アテンザの課題と進化:池田直渡「週刊モータージャーナル」(4/5 ページ)
マツダはアテンザを大幅改良して発売した。現モデルがデビューした2012年以来最大の商品改良であるとマツダは力説する。ところで、なぜマツダは今、大幅改良を行うのだろうか?
大幅変更の中身
さて、そんなわけでロングリリーフを余儀なくされる今回のアテンザの商品改良は力が入る。というか力を入れざるを得ない。何がどう変わったか、まずはそこからだ。

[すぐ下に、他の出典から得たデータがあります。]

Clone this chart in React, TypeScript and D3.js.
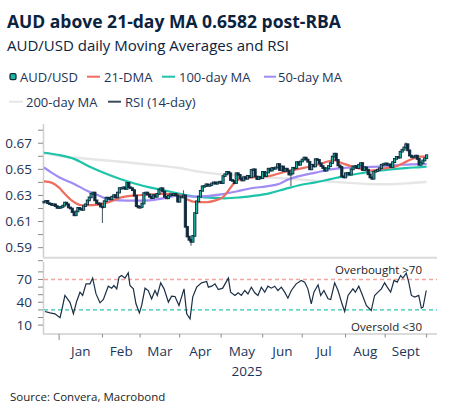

エンジンで言えば、CX-8で大幅改良されたSKYACTIV-D2.2ディーゼルユニットとCX-5で投入されたSKYACTIV-G 2.5ガソリンユニットが搭載された。ディーゼルは高応答のインジェクターを採用し、燃焼のピークを穏やかにするとともにレスポンスを改善した。ガソリンの方は気筒休止システムによって燃費の改善が図られている。特筆すべきはディーゼルとMTの組み合わせで、強力な中間加速を生かした走りは運転の楽しさを存分に味わわせてくれる。
しかし、アテンザの商品改良で最も大きいのは、第7世代で採用される第2世代SKYACTIVシャシーの技術が部分的とはいえ採用されている点だ。第2世代SKYACTIVシャシーのコンセプトは「人間の移動の原点は歩行である。だからクルマが走るということは歩行をどれだけエミュレート(模倣)できるか」にある。人体の基本は骨盤と背骨である。まずは歩行時の背骨の形状を運転時にも再現すること。なぜならば背骨はそのS字形状によって歩行時の路面からの衝撃を緩衝して脳を守り、同時に進行方向に向かって安定させているからだ。
そのためにはシートを徹底的に見直して、骨盤をしっかり立て、同時に背骨のS字カーブを維持しなくてはならない。タイヤ、サスペンション、ボディには人間の脚の機能を代行させる。足の裏の皮下脂肪のようにタイヤのトレッドをたわませ、土踏まずのアーチのクッションの代わりにタイヤのサイドウォールに衝撃を吸収させる。足首のように柔軟かつ、ぐらつかないハブの支持剛性を確立して、膝と腿の筋肉の作用をダンパーとスプリングで代行する。
それらの動きはクルマのボディを介し、シートを経由して骨盤に伝えられるので、そこで振動の伝達の混濁を防がなくてはならない。ボディは筐体剛性を高めるだけでなく、床板やシートフレームなどの振動伝達経路の部分剛性を上げ、振動が構造部材の各部を回折して遅れて入力することを極力抑え込むべく補強された。実際新旧のアテンザを荒れた路面で乗り比べると、かかとに感じる振動が軽減されているのが分かる。それは乗り心地の質感向上に大きく貢献している。
しかしマツダには悩みどころもある。「Be a driver」をうたうマツダは、スポーティな走りを重視する。ところが、アテンザのようなフラッグシップモデルでは乗り心地の洗練度も同時に求められる。15年の商品改良では、この乗り心地改善を頑張りすぎて、タイヤが路面をつかむ感覚のフィードバックが希薄になっていた。他媒体で書いた過去記事をひも解くと「筆者はこれも必ずしも新しい方が良いとは思わなかった。確かに振動やショックは減っている。ただ、旧型のあるものをあると素直に伝えるサスペンションもそれが欠点になるほどのものではない」と書いている。エンジニアが狙った通りの乗り心地改善はできているが、その狙いで失ったものもあるのだ。そんな思い出話をするのは理由がある。
今回の改良はシャシーの考え方そのものの大変革であり、その効果は決して小さいものではない。実際、市街地走行での乗り心地とフィールの両立は素晴らしい仕上がりになっていた。しかし、最新の技術は往往にして熟成度は求められない。穴があるのだ。舞台を高速に移すと、強く短い周期の突き上げは、受け止めきれずに背骨に強く伝わる。これに関してはサスペンションに加えてシートの減衰も足りていない。低速での乗り心地が申し分ないだけにこれは少し気になった。